[Entries with chart source code]
= = =
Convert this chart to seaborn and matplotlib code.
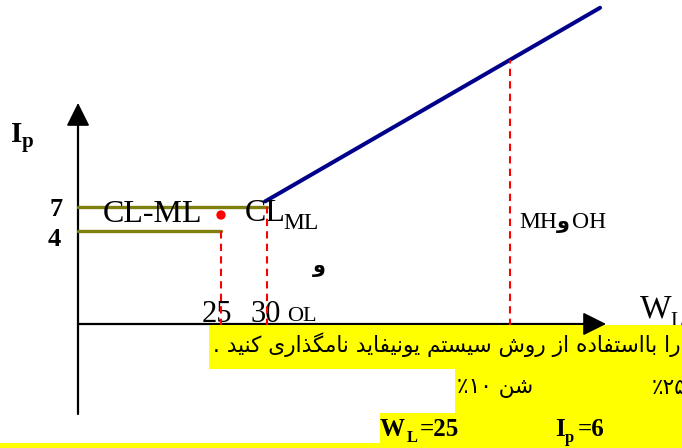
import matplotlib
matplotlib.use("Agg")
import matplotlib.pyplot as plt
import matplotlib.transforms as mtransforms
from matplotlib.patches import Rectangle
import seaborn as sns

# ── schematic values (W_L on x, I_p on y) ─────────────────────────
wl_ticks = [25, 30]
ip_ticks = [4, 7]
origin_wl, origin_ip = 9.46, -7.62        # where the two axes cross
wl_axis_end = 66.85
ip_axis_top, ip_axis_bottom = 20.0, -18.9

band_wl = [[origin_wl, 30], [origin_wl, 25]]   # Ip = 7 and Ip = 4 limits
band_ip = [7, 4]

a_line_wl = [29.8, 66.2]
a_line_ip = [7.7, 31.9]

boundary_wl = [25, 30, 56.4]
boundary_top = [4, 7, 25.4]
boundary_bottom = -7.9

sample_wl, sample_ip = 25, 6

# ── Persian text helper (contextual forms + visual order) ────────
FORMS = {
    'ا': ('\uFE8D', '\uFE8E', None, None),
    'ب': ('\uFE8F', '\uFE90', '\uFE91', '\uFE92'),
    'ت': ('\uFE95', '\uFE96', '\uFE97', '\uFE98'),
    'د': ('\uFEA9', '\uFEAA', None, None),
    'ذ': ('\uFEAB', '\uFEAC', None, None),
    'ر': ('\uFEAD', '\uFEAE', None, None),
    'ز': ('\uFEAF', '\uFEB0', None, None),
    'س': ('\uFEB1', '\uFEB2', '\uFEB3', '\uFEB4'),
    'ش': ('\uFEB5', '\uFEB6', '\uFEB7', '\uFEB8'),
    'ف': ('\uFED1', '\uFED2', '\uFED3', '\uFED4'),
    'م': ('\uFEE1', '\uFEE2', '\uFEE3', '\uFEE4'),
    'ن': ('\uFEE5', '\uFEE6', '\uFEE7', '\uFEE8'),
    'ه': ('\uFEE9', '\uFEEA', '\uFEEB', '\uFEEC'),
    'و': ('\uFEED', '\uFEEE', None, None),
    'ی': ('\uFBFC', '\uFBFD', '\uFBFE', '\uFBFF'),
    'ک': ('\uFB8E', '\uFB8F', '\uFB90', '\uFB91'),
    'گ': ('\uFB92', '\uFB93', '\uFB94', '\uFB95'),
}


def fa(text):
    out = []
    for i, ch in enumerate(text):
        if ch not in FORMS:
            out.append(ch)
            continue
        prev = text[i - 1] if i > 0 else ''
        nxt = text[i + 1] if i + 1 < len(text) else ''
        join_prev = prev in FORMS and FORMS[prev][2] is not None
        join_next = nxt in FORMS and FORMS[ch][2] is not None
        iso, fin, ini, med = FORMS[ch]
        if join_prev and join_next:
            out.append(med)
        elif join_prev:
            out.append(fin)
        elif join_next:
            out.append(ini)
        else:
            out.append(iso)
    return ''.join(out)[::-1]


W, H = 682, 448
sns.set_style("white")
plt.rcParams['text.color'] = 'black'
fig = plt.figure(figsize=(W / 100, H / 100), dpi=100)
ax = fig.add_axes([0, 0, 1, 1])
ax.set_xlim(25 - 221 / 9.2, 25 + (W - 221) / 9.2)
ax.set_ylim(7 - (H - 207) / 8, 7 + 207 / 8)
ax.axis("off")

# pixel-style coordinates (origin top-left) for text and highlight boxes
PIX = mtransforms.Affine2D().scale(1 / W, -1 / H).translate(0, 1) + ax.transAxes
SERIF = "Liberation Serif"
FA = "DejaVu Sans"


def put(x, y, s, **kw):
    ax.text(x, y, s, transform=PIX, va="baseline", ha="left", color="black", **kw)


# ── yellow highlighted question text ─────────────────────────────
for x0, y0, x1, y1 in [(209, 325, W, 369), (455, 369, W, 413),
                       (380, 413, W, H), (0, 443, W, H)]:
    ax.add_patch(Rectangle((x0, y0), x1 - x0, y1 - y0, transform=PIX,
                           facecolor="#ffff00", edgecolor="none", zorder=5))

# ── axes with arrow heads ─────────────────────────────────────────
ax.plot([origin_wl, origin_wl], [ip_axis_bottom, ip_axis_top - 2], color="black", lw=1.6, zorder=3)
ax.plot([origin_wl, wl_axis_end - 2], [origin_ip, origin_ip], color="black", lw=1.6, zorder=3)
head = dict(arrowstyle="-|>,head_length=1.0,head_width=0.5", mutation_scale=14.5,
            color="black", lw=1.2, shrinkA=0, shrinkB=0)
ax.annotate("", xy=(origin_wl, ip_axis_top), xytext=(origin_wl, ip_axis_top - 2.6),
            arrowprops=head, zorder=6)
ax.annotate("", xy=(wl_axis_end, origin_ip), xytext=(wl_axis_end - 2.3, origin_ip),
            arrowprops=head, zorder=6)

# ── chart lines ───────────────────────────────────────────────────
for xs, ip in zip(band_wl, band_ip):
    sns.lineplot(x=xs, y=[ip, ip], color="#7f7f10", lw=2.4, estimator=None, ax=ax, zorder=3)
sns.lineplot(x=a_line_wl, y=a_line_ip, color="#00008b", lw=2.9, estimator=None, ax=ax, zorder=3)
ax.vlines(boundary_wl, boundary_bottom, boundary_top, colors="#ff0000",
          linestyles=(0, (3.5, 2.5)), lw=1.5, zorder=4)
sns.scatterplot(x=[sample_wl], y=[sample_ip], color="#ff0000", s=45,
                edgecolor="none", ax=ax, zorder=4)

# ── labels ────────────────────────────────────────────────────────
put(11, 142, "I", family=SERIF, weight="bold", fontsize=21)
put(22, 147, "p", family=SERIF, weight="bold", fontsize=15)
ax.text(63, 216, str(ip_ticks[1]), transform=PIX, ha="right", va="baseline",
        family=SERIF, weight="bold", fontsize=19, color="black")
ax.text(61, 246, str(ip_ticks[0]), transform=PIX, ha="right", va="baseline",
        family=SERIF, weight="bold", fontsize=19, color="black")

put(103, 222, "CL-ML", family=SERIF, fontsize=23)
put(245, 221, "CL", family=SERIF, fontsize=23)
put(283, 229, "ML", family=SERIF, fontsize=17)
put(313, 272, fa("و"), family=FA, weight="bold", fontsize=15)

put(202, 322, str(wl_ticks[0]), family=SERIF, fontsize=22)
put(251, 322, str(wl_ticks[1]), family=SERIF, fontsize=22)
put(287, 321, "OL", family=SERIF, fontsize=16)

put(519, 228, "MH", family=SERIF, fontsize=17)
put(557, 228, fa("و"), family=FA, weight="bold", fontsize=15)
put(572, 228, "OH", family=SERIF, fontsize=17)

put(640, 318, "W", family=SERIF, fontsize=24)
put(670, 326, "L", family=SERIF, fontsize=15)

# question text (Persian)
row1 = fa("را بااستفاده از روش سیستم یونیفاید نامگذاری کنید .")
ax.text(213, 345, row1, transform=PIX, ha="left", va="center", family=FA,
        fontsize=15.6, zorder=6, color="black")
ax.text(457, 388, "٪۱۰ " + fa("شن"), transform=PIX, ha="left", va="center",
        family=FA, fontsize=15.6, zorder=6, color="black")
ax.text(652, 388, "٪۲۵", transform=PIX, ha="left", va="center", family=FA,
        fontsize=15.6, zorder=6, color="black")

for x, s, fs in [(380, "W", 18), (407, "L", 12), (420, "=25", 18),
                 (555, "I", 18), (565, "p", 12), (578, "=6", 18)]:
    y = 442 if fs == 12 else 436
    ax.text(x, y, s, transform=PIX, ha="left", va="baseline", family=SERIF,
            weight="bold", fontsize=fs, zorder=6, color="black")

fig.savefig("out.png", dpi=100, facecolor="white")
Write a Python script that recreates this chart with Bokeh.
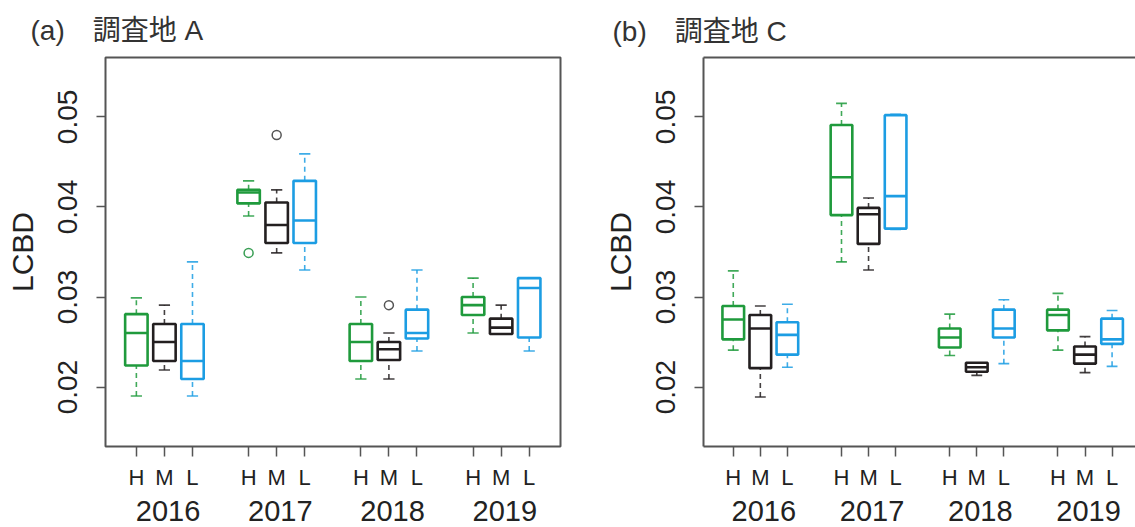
= = =
(THE PROBLEM): Quote every record above exactly, leaving out any pictures.

(SOLUTION TO THE PROBLEM):
Convert this chart to seaborn and matplotlib code.
import matplotlib
matplotlib.use("Agg")
import matplotlib.pyplot as plt
import matplotlib.transforms as mtransforms
from matplotlib.patches import Rectangle
import seaborn as sns

# ── schematic values (W_L on x, I_p on y) ─────────────────────────
wl_ticks = [25, 30]
ip_ticks = [4, 7]
origin_wl, origin_ip = 9.46, -7.62        # where the two axes cross
wl_axis_end = 66.85
ip_axis_top, ip_axis_bottom = 20.0, -18.9

band_wl = [[origin_wl, 30], [origin_wl, 25]]   # Ip = 7 and Ip = 4 limits
band_ip = [7, 4]

a_line_wl = [29.8, 66.2]
a_line_ip = [7.7, 31.9]

boundary_wl = [25, 30, 56.4]
boundary_top = [4, 7, 25.4]
boundary_bottom = -7.9

sample_wl, sample_ip = 25, 6

# ── Persian text helper (contextual forms + visual order) ────────
FORMS = {
    'ا': ('\uFE8D', '\uFE8E', None, None),
    'ب': ('\uFE8F', '\uFE90', '\uFE91', '\uFE92'),
    'ت': ('\uFE95', '\uFE96', '\uFE97', '\uFE98'),
    'د': ('\uFEA9', '\uFEAA', None, None),
    'ذ': ('\uFEAB', '\uFEAC', None, None),
    'ر': ('\uFEAD', '\uFEAE', None, None),
    'ز': ('\uFEAF', '\uFEB0', None, None),
    'س': ('\uFEB1', '\uFEB2', '\uFEB3', '\uFEB4'),
    'ش': ('\uFEB5', '\uFEB6', '\uFEB7', '\uFEB8'),
    'ف': ('\uFED1', '\uFED2', '\uFED3', '\uFED4'),
    'م': ('\uFEE1', '\uFEE2', '\uFEE3', '\uFEE4'),
    'ن': ('\uFEE5', '\uFEE6', '\uFEE7', '\uFEE8'),
    'ه': ('\uFEE9', '\uFEEA', '\uFEEB', '\uFEEC'),
    'و': ('\uFEED', '\uFEEE', None, None),
    'ی': ('\uFBFC', '\uFBFD', '\uFBFE', '\uFBFF'),
    'ک': ('\uFB8E', '\uFB8F', '\uFB90', '\uFB91'),
    'گ': ('\uFB92', '\uFB93', '\uFB94', '\uFB95'),
}


def fa(text):
    out = []
    for i, ch in enumerate(text):
        if ch not in FORMS:
            out.append(ch)
            continue
        prev = text[i - 1] if i > 0 else ''
        nxt = text[i + 1] if i + 1 < len(text) else ''
        join_prev = prev in FORMS and FORMS[prev][2] is not None
        join_next = nxt in FORMS and FORMS[ch][2] is not None
        iso, fin, ini, med = FORMS[ch]
        if join_prev and join_next:
            out.append(med)
        elif join_prev:
            out.append(fin)
        elif join_next:
            out.append(ini)
        else:
            out.append(iso)
    return ''.join(out)[::-1]


W, H = 682, 448
sns.set_style("white")
plt.rcParams['text.color'] = 'black'
fig = plt.figure(figsize=(W / 100, H / 100), dpi=100)
ax = fig.add_axes([0, 0, 1, 1])
ax.set_xlim(25 - 221 / 9.2, 25 + (W - 221) / 9.2)
ax.set_ylim(7 - (H - 207) / 8, 7 + 207 / 8)
ax.axis("off")

# pixel-style coordinates (origin top-left) for text and highlight boxes
PIX = mtransforms.Affine2D().scale(1 / W, -1 / H).translate(0, 1) + ax.transAxes
SERIF = "Liberation Serif"
FA = "DejaVu Sans"


def put(x, y, s, **kw):
    ax.text(x, y, s, transform=PIX, va="baseline", ha="left", color="black", **kw)


# ── yellow highlighted question text ─────────────────────────────
for x0, y0, x1, y1 in [(209, 325, W, 369), (455, 369, W, 413),
                       (380, 413, W, H), (0, 443, W, H)]:
    ax.add_patch(Rectangle((x0, y0), x1 - x0, y1 - y0, transform=PIX,
                           facecolor="#ffff00", edgecolor="none", zorder=5))

# ── axes with arrow heads ─────────────────────────────────────────
ax.plot([origin_wl, origin_wl], [ip_axis_bottom, ip_axis_top - 2], color="black", lw=1.6, zorder=3)
ax.plot([origin_wl, wl_axis_end - 2], [origin_ip, origin_ip], color="black", lw=1.6, zorder=3)
head = dict(arrowstyle="-|>,head_length=1.0,head_width=0.5", mutation_scale=14.5,
            color="black", lw=1.2, shrinkA=0, shrinkB=0)
ax.annotate("", xy=(origin_wl, ip_axis_top), xytext=(origin_wl, ip_axis_top - 2.6),
            arrowprops=head, zorder=6)
ax.annotate("", xy=(wl_axis_end, origin_ip), xytext=(wl_axis_end - 2.3, origin_ip),
            arrowprops=head, zorder=6)

# ── chart lines ───────────────────────────────────────────────────
for xs, ip in zip(band_wl, band_ip):
    sns.lineplot(x=xs, y=[ip, ip], color="#7f7f10", lw=2.4, estimator=None, ax=ax, zorder=3)
sns.lineplot(x=a_line_wl, y=a_line_ip, color="#00008b", lw=2.9, estimator=None, ax=ax, zorder=3)
ax.vlines(boundary_wl, boundary_bottom, boundary_top, colors="#ff0000",
          linestyles=(0, (3.5, 2.5)), lw=1.5, zorder=4)
sns.scatterplot(x=[sample_wl], y=[sample_ip], color="#ff0000", s=45,
                edgecolor="none", ax=ax, zorder=4)

# ── labels ────────────────────────────────────────────────────────
put(11, 142, "I", family=SERIF, weight="bold", fontsize=21)
put(22, 147, "p", family=SERIF, weight="bold", fontsize=15)
ax.text(63, 216, str(ip_ticks[1]), transform=PIX, ha="right", va="baseline",
        family=SERIF, weight="bold", fontsize=19, color="black")
ax.text(61, 246, str(ip_ticks[0]), transform=PIX, ha="right", va="baseline",
        family=SERIF, weight="bold", fontsize=19, color="black")

put(103, 222, "CL-ML", family=SERIF, fontsize=23)
put(245, 221, "CL", family=SERIF, fontsize=23)
put(283, 229, "ML", family=SERIF, fontsize=17)
put(313, 272, fa("و"), family=FA, weight="bold", fontsize=15)

put(202, 322, str(wl_ticks[0]), family=SERIF, fontsize=22)
put(251, 322, str(wl_ticks[1]), family=SERIF, fontsize=22)
put(287, 321, "OL", family=SERIF, fontsize=16)

put(519, 228, "MH", family=SERIF, fontsize=17)
put(557, 228, fa("و"), family=FA, weight="bold", fontsize=15)
put(572, 228, "OH", family=SERIF, fontsize=17)

put(640, 318, "W", family=SERIF, fontsize=24)
put(670, 326, "L", family=SERIF, fontsize=15)

# question text (Persian)
row1 = fa("را بااستفاده از روش سیستم یونیفاید نامگذاری کنید .")
ax.text(213, 345, row1, transform=PIX, ha="left", va="center", family=FA,
        fontsize=15.6, zorder=6, color="black")
ax.text(457, 388, "٪۱۰ " + fa("شن"), transform=PIX, ha="left", va="center",
        family=FA, fontsize=15.6, zorder=6, color="black")
ax.text(652, 388, "٪۲۵", transform=PIX, ha="left", va="center", family=FA,
        fontsize=15.6, zorder=6, color="black")

for x, s, fs in [(380, "W", 18), (407, "L", 12), (420, "=25", 18),
                 (555, "I", 18), (565, "p", 12), (578, "=6", 18)]:
    y = 442 if fs == 12 else 436
    ax.text(x, y, s, transform=PIX, ha="left", va="baseline", family=SERIF,
            weight="bold", fontsize=fs, zorder=6, color="black")

fig.savefig("out.png", dpi=100, facecolor="white")
Write a Python script that recreates this chart with Bokeh.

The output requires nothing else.